Market Makers in Decentralized Finance (DeFi) Futures
The rise of Decentralized Finance (DeFi) has introduced a new paradigm for liquidity provision: Automated Market Makers (AMMs). While traditional centralized exchanges (CEXs) rely on professional firms (Agent Market Makers), DeFi protocols use liquidity pools managed by smart contracts (Protocol Market Makers).
In CEX futures, MMs are professional entities interacting with an order book. In DeFi futures (like perpetual swaps built on AMMs), liquidity is provided by users depositing assets into pools, which then automatically determine the price based on the ratio of assets in the pool (e.g., a synthetic asset pegged to BTC).
While the technology differs significantly—order book vs. pool—the fundamental economic goal remains the same: to ensure that trades can be executed efficiently, though DeFi protocols face different challenges, such as impermanent loss for liquidity providers and potential smart contract risk.
Conclusion: The Unsung Heroes of Efficiency
Market Makers are the engine room of the crypto futures market. They are the indispensable counterparties who absorb risk, narrow spreads, and ensure that traders can enter and exit positions with confidence, regardless of market conditions.
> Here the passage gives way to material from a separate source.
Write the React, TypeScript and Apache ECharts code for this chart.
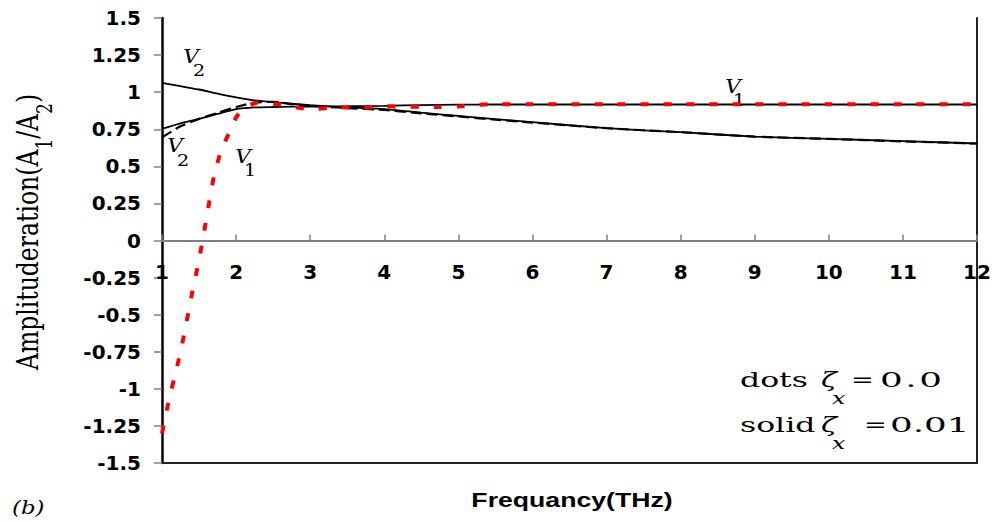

For the beginner trader, recognizing the presence and importance of these entities provides a deeper appreciation for market structure. When you see tight spreads and deep order books on your preferred platform, you are witnessing the successful execution of sophisticated Market Making strategies. Understanding this infrastructure allows traders to better anticipate market behavior and utilize advanced trading tools, including automated strategies, more effectively. The integrity and efficiency of the multi-trillion-dollar crypto derivatives market hinge directly on the continuous, high-speed operations of these liquidity providers.